Provide the data again in its entirety, exactly as given.

* start *

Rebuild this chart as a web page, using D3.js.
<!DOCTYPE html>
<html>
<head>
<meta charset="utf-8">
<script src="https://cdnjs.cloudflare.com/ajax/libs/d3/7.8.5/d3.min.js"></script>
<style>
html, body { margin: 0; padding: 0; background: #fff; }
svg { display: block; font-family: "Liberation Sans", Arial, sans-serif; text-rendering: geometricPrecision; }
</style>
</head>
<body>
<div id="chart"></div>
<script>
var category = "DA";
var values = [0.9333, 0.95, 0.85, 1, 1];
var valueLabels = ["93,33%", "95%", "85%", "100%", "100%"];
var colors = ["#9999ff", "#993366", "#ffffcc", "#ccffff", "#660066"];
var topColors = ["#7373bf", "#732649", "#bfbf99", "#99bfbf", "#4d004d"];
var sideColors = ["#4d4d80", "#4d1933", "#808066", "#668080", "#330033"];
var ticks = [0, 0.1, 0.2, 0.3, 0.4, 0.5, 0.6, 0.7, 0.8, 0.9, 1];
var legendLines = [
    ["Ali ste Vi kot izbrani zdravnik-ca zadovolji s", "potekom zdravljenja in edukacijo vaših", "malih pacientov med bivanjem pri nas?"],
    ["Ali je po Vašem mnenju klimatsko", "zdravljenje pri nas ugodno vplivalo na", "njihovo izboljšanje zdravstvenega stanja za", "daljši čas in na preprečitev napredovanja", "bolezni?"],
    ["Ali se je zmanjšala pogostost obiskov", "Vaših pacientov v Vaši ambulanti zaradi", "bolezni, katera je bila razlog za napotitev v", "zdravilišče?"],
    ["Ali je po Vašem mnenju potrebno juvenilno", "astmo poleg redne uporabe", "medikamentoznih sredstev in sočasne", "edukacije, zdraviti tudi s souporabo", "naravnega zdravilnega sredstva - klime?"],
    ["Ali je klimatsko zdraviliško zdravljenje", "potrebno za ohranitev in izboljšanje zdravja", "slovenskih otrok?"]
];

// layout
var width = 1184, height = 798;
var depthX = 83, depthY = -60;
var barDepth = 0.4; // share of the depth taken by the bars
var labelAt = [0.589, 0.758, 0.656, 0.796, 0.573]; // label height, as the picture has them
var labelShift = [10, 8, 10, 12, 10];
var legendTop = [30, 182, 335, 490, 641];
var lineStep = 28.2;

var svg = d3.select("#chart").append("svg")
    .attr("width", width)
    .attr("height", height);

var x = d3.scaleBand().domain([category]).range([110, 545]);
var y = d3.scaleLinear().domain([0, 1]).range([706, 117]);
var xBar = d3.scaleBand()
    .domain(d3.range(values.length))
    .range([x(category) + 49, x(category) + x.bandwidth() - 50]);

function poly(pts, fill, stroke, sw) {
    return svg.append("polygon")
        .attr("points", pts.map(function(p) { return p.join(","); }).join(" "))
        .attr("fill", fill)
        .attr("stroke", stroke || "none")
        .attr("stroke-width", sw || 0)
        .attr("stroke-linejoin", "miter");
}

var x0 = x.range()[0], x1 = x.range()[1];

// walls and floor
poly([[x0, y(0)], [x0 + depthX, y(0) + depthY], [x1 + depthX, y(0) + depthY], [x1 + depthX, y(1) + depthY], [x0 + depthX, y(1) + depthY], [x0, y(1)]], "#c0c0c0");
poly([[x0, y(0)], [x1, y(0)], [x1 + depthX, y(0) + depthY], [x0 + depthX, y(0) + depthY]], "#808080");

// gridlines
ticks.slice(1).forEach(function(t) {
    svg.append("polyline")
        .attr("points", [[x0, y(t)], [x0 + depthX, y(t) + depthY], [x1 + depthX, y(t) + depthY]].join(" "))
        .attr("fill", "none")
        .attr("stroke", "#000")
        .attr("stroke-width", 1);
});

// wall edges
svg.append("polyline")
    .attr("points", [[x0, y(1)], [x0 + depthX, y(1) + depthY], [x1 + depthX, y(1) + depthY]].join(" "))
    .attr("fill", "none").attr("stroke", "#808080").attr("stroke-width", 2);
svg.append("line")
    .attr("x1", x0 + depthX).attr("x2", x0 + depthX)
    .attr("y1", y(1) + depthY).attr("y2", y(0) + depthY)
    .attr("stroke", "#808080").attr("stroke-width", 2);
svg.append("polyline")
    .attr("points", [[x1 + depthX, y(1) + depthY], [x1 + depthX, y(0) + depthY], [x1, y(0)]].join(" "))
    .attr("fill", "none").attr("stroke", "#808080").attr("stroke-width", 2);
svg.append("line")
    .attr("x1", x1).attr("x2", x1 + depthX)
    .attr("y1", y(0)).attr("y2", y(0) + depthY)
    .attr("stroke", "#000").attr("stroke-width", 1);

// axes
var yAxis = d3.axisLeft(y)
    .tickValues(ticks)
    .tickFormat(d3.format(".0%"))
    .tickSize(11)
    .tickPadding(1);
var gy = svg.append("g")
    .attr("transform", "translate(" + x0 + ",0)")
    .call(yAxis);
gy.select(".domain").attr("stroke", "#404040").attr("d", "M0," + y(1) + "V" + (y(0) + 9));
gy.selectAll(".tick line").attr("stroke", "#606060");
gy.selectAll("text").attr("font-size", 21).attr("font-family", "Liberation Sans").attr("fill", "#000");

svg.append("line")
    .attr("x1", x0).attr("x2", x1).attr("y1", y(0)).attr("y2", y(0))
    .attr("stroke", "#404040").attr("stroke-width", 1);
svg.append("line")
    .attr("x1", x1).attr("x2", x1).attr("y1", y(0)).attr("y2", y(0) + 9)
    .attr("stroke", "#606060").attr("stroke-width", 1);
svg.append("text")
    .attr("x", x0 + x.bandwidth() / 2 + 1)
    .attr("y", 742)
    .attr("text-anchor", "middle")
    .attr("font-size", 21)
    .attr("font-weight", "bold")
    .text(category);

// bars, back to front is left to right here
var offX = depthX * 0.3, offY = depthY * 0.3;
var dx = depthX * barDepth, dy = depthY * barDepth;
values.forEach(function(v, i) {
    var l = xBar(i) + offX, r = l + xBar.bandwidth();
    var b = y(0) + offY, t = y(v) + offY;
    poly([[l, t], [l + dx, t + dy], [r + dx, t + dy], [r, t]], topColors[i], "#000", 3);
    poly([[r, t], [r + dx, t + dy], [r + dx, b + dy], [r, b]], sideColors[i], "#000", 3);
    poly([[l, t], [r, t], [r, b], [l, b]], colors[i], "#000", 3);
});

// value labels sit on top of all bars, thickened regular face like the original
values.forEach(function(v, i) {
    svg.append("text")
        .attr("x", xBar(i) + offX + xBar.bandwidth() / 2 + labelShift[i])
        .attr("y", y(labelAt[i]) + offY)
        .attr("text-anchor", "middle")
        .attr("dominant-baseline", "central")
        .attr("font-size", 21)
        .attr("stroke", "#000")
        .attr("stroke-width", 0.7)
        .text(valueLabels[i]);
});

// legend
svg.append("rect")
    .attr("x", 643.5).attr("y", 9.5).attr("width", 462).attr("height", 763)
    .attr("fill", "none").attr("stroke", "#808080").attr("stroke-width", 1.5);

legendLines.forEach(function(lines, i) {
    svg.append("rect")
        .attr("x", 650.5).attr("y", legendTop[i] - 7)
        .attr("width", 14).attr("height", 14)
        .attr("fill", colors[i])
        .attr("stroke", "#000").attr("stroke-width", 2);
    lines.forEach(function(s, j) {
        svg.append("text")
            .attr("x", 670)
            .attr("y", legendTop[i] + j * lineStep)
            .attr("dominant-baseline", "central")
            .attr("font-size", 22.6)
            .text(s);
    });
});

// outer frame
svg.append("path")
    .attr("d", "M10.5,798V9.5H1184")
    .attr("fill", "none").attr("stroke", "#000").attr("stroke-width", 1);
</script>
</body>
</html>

* end *

- [The result]:
Rebuild this chart as a web page, using D3.js.
<!DOCTYPE html>
<html>
<head>
<meta charset="utf-8">
<script src="https://cdnjs.cloudflare.com/ajax/libs/d3/7.8.5/d3.min.js"></script>
<style>
html, body { margin: 0; padding: 0; background: #fff; }
svg { display: block; font-family: "Liberation Sans", Arial, sans-serif; text-rendering: geometricPrecision; }
</style>
</head>
<body>
<div id="chart"></div>
<script>
var category = "DA";
var values = [0.9333, 0.95, 0.85, 1, 1];
var valueLabels = ["93,33%", "95%", "85%", "100%", "100%"];
var colors = ["#9999ff", "#993366", "#ffffcc", "#ccffff", "#660066"];
var topColors = ["#7373bf", "#732649", "#bfbf99", "#99bfbf", "#4d004d"];
var sideColors = ["#4d4d80", "#4d1933", "#808066", "#668080", "#330033"];
var ticks = [0, 0.1, 0.2, 0.3, 0.4, 0.5, 0.6, 0.7, 0.8, 0.9, 1];
var legendLines = [
    ["Ali ste Vi kot izbrani zdravnik-ca zadovolji s", "potekom zdravljenja in edukacijo vaših", "malih pacientov med bivanjem pri nas?"],
    ["Ali je po Vašem mnenju klimatsko", "zdravljenje pri nas ugodno vplivalo na", "njihovo izboljšanje zdravstvenega stanja za", "daljši čas in na preprečitev napredovanja", "bolezni?"],
    ["Ali se je zmanjšala pogostost obiskov", "Vaših pacientov v Vaši ambulanti zaradi", "bolezni, katera je bila razlog za napotitev v", "zdravilišče?"],
    ["Ali je po Vašem mnenju potrebno juvenilno", "astmo poleg redne uporabe", "medikamentoznih sredstev in sočasne", "edukacije, zdraviti tudi s souporabo", "naravnega zdravilnega sredstva - klime?"],
    ["Ali je klimatsko zdraviliško zdravljenje", "potrebno za ohranitev in izboljšanje zdravja", "slovenskih otrok?"]
];

// layout
var width = 1184, height = 798;
var depthX = 83, depthY = -60;
var barDepth = 0.4; // share of the depth taken by the bars
var labelAt = [0.589, 0.758, 0.656, 0.796, 0.573]; // label height, as the picture has them
var labelShift = [10, 8, 10, 12, 10];
var legendTop = [30, 182, 335, 490, 641];
var lineStep = 28.2;

var svg = d3.select("#chart").append("svg")
    .attr("width", width)
    .attr("height", height);

var x = d3.scaleBand().domain([category]).range([110, 545]);
var y = d3.scaleLinear().domain([0, 1]).range([706, 117]);
var xBar = d3.scaleBand()
    .domain(d3.range(values.length))
    .range([x(category) + 49, x(category) + x.bandwidth() - 50]);

function poly(pts, fill, stroke, sw) {
    return svg.append("polygon")
        .attr("points", pts.map(function(p) { return p.join(","); }).join(" "))
        .attr("fill", fill)
        .attr("stroke", stroke || "none")
        .attr("stroke-width", sw || 0)
        .attr("stroke-linejoin", "miter");
}

var x0 = x.range()[0], x1 = x.range()[1];

// walls and floor
poly([[x0, y(0)], [x0 + depthX, y(0) + depthY], [x1 + depthX, y(0) + depthY], [x1 + depthX, y(1) + depthY], [x0 + depthX, y(1) + depthY], [x0, y(1)]], "#c0c0c0");
poly([[x0, y(0)], [x1, y(0)], [x1 + depthX, y(0) + depthY], [x0 + depthX, y(0) + depthY]], "#808080");

// gridlines
ticks.slice(1).forEach(function(t) {
    svg.append("polyline")
        .attr("points", [[x0, y(t)], [x0 + depthX, y(t) + depthY], [x1 + depthX, y(t) + depthY]].join(" "))
        .attr("fill", "none")
        .attr("stroke", "#000")
        .attr("stroke-width", 1);
});

// wall edges
svg.append("polyline")
    .attr("points", [[x0, y(1)], [x0 + depthX, y(1) + depthY], [x1 + depthX, y(1) + depthY]].join(" "))
    .attr("fill", "none").attr("stroke", "#808080").attr("stroke-width", 2);
svg.append("line")
    .attr("x1", x0 + depthX).attr("x2", x0 + depthX)
    .attr("y1", y(1) + depthY).attr("y2", y(0) + depthY)
    .attr("stroke", "#808080").attr("stroke-width", 2);
svg.append("polyline")
    .attr("points", [[x1 + depthX, y(1) + depthY], [x1 + depthX, y(0) + depthY], [x1, y(0)]].join(" "))
    .attr("fill", "none").attr("stroke", "#808080").attr("stroke-width", 2);
svg.append("line")
    .attr("x1", x1).attr("x2", x1 + depthX)
    .attr("y1", y(0)).attr("y2", y(0) + depthY)
    .attr("stroke", "#000").attr("stroke-width", 1);

// axes
var yAxis = d3.axisLeft(y)
    .tickValues(ticks)
    .tickFormat(d3.format(".0%"))
    .tickSize(11)
    .tickPadding(1);
var gy = svg.append("g")
    .attr("transform", "translate(" + x0 + ",0)")
    .call(yAxis);
gy.select(".domain").attr("stroke", "#404040").attr("d", "M0," + y(1) + "V" + (y(0) + 9));
gy.selectAll(".tick line").attr("stroke", "#606060");
gy.selectAll("text").attr("font-size", 21).attr("font-family", "Liberation Sans").attr("fill", "#000");

svg.append("line")
    .attr("x1", x0).attr("x2", x1).attr("y1", y(0)).attr("y2", y(0))
    .attr("stroke", "#404040").attr("stroke-width", 1);
svg.append("line")
    .attr("x1", x1).attr("x2", x1).attr("y1", y(0)).attr("y2", y(0) + 9)
    .attr("stroke", "#606060").attr("stroke-width", 1);
svg.append("text")
    .attr("x", x0 + x.bandwidth() / 2 + 1)
    .attr("y", 742)
    .attr("text-anchor", "middle")
    .attr("font-size", 21)
    .attr("font-weight", "bold")
    .text(category);

// bars, back to front is left to right here
var offX = depthX * 0.3, offY = depthY * 0.3;
var dx = depthX * barDepth, dy = depthY * barDepth;
values.forEach(function(v, i) {
    var l = xBar(i) + offX, r = l + xBar.bandwidth();
    var b = y(0) + offY, t = y(v) + offY;
    poly([[l, t], [l + dx, t + dy], [r + dx, t + dy], [r, t]], topColors[i], "#000", 3);
    poly([[r, t], [r + dx, t + dy], [r + dx, b + dy], [r, b]], sideColors[i], "#000", 3);
    poly([[l, t], [r, t], [r, b], [l, b]], colors[i], "#000", 3);
});

// value labels sit on top of all bars, thickened regular face like the original
values.forEach(function(v, i) {
    svg.append("text")
        .attr("x", xBar(i) + offX + xBar.bandwidth() / 2 + labelShift[i])
        .attr("y", y(labelAt[i]) + offY)
        .attr("text-anchor", "middle")
        .attr("dominant-baseline", "central")
        .attr("font-size", 21)
        .attr("stroke", "#000")
        .attr("stroke-width", 0.7)
        .text(valueLabels[i]);
});

// legend
svg.append("rect")
    .attr("x", 643.5).attr("y", 9.5).attr("width", 462).attr("height", 763)
    .attr("fill", "none").attr("stroke", "#808080").attr("stroke-width", 1.5);

legendLines.forEach(function(lines, i) {
    svg.append("rect")
        .attr("x", 650.5).attr("y", legendTop[i] - 7)
        .attr("width", 14).attr("height", 14)
        .attr("fill", colors[i])
        .attr("stroke", "#000").attr("stroke-width", 2);
    lines.forEach(function(s, j) {
        svg.append("text")
            .attr("x", 670)
            .attr("y", legendTop[i] + j * lineStep)
            .attr("dominant-baseline", "central")
            .attr("font-size", 22.6)
            .text(s);
    });
});

// outer frame
svg.append("path")
    .attr("d", "M10.5,798V9.5H1184")
    .attr("fill", "none").attr("stroke", "#000").attr("stroke-width", 1);
</script>
</body>
</html>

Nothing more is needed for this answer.